Now this value is dependent upon the diameter of your tool bit. The larger the diameter of your tool, the larger the chip load should be (in general). Since there is a limited set of standard sizes on the market for tool diameters, we can choose what is common as a starting point. We use these chip load values as our target for making "efficient" cuts. Our thought process will be, based on X size tool, we are "aiming" for a chip load of X.
The actual definition of chip load is:
(chip load) = (feed rate) / (RPM⋅number of flutes)
where feed rate is how fast your router is translating across your part, RPM is how fast your router is spinning, and flutes are how many "teeth" or cutting edges your tool has.
This can be rearranged to the following:
(feed rate) = (chip load) ⋅ RPM ⋅ (number of flutes)
Based on the value for chip load, the estimated RPM based on our router limitations, and the number of flutes from what tooling we have specified, we can determine the optimal feed rate. We don't have to pick a single RPM or a specific number of flutes, but we can set up a range of values to guarantee a variety of materials can be cut using a variety of tools.
For instance, if you wanted to primarily work with hardwoods, and maybe some light aluminum cutting and are using a common wood cutting router with RPM ranges from 10k-23k you would find the following results. 1, 2 or 4 flutes can be used based on common tooling
feed rate = (.003 chip load [inches]) ⋅ (15000 [RPM]) ⋅ (2 flutes [ ]) = 90 [inches per minute]
What does this tell us? The router needs to move 90 inches per minute in the XY direction (length and width of cutting table) based on our drivetrain and motor specifications.
Step 2: Power Requirements Preview
Based on the required feed rate(s) of the material, the power requirements and drivetrain design of our system can be explored.
In a simplified model, the forces resisting the motors that move the cutting head around are a sum of the forces from acceleration, friction in our drivetrain, and forces from the material being cut.
- The force from acceleration is what it is required to take a stationary router head (mass) and move it up to a desired speed in a reasonable amount of time
- The force from the material being cut is the resistance against the router head in the horizontal plane from the material, which translates back to the motors
- The forces from friction are inherent in any drivetrain, usually the more money you spend, the more efficient your system is.
In summary, this is the sum:
(force required to move weight of carriage) + (frictional force of drive train) + (cutting force)
It is important to note that this equation will be at the maximum when the carriage is accelerating at the fastest rate. This is the 'worst case scenario', and what should be designed for.
For this build, a rack and pinion setup was used. The spreadsheet attached can be used as a design aid in determining what size motors are required for a simple rack and pinion setup. For other design solutions, the next step has a few great resources that outline the pros and cons of various solutions.
To add.. calculations
Step 3: Design Space for CNC Structure
First, I would suggested reviewing the following site.They give a great overview of the various main "elements" that go into designing a CNC.
Before you find yourself too far ahead on designing the perfect CNC, a major constraint is the budget.
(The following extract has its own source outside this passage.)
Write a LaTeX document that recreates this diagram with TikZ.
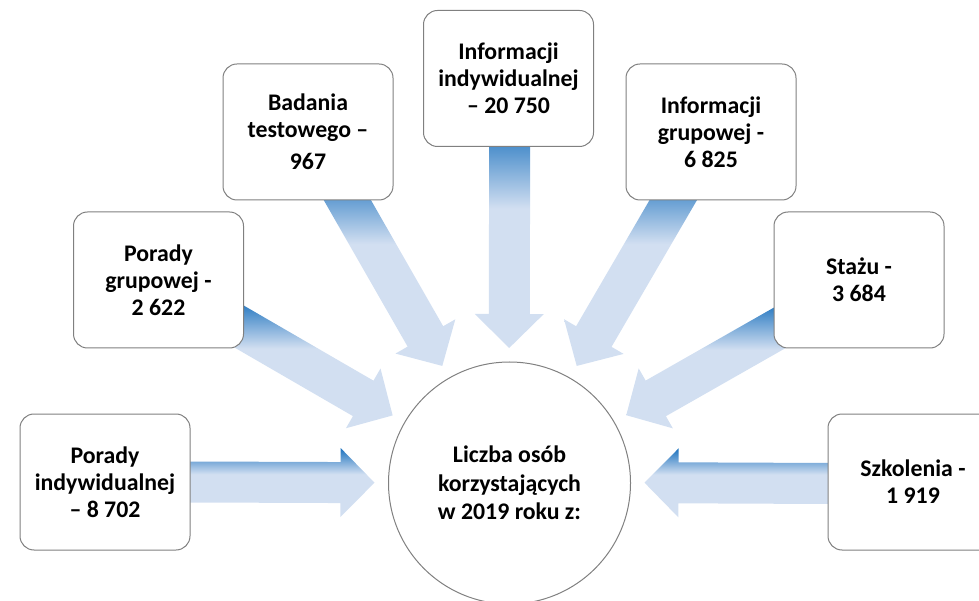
\documentclass[tikz,border=0pt]{standalone}
\usepackage{fontspec}
\setmainfont{Carlito}
\usetikzlibrary{calc}
\usetikzlibrary{backgrounds}
\definecolor{arrowdark}{RGB}{28,114,190}
\definecolor{arrowlight}{RGB}{210,223,241}
\definecolor{boxline}{RGB}{128,128,128}
\pgfdeclareverticalshading{arrowfade}{100bp}{color(0bp)=(arrowlight); color(25bp)=(arrowlight); color(56bp)=(arrowlight); color(75bp)=(arrowdark); color(100bp)=(arrowdark)}

\begin{document}
\begin{tikzpicture}[x=1pt, y=1pt,
        box/.style={draw=boxline, line width=1pt, fill=white, rounded corners=14pt,
            minimum width=170pt, minimum height=136pt, align=center,
            font=\fontsize{23.8}{27}\selectfont\bfseries},
        hubnode/.style={circle, draw=boxline, line width=1pt, fill=white,
            minimum size=242pt, inner sep=0pt, align=center,
            font=\fontsize{23.8}{28.5}\selectfont\bfseries},
        fade/.style={shading=arrowfade}]
        \useasboundingbox (0,0) rectangle (979,600);
        \clip (0,0) rectangle (979,600);
        % Central circle
        \node[hubnode] (hub) at (509.5,117) {Liczba osób\\korzystających\\w 2019 roku z:};
        % Boxes around it
        \foreach \nm/\pos/\txt in {
            pi/{105,118}/{Porady\\indywidualnej\\– 8 702},
            pg/{158.5,320}/{Porady\\grupowej -\\2 622},
            bt/{308,468}/{Badania\\testowego –\\[5pt]967},
            ii/{508.5,521.5}/{Informacji\\indywidualnej\\– 20 750},
            ig/{711,468}/{Informacji\\grupowej -\\6 825},
            st/{859,320}/{Stażu -\\3 684},
            sz/{913,118}/{Szkolenia -\\1 919}} {
            \node[box] (\nm) at (\pos) {\txt};
        }
        % Block arrows from each box to the circle
        \begin{scope}[on background layer]
            \foreach \nm in {pi,pg,bt,ii,ig,st,sz} {
                \path let \p1=($(hub.center)-(\nm.center)$), \n1={atan2(\y1,\x1)} in
                    coordinate (tl) at (\nm.\n1);
                \coordinate (tp) at ($(hub.center)!135pt!(\nm.center)$);
                \coordinate (sb) at ($(tl)!-24pt!(tp)$);
                \coordinate (hb) at ($(tp)!34pt!(tl)$);
                \shade[fade] ($(sb)!20.5pt!90:(tp)$) -- ($(hb)!20.5pt!90:(tp)$)
                    -- ($(hb)!34.5pt!90:(tp)$) -- (tp) -- ($(hb)!34.5pt!-90:(tp)$)
                    -- ($(hb)!20.5pt!-90:(tp)$) -- ($(sb)!20.5pt!-90:(tp)$) -- cycle;
            }
        \end{scope}
\end{tikzpicture}
\end{document}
We want to maximize the design parameters (accuracy, robustness) and minimize the cost.
After I reviewed the common suppliers and prices (many links of which are at the end of this and will be sorted someday..) this is what I settled on:
80/20 extruded aluminum is readily available (in So. Cal). One could have a custom and tailored steel or aluminum structure fabricated, but that would eat up unnecessary costs. 80/20 is designed to be modular, stiff, and lightweight - all characteristics we need.
To guide the linear motion of the gantry in both the x and y I wanted a precision machined setup since these are the foundation of how 'tight' tolerances will be, so I researched what was available. Luckily I found the Glacern SBR Kit which are professional grade linear rails for a reasonable cost (and they were close).
Looking at the approximate working space I wanted, I chose an appropriate pair for the x and y. This in turn provided me the first constrain to start finalizing the CAD.
Rack and Pinion...
After speaking to a friend who is using automation4less' rack and pinon, I was convinced they were worthy products (and again reasonably priced). I went with the helical gear setup. This was a bit overkill, but this setup the CNC mill to scale to larger working spaces down the road.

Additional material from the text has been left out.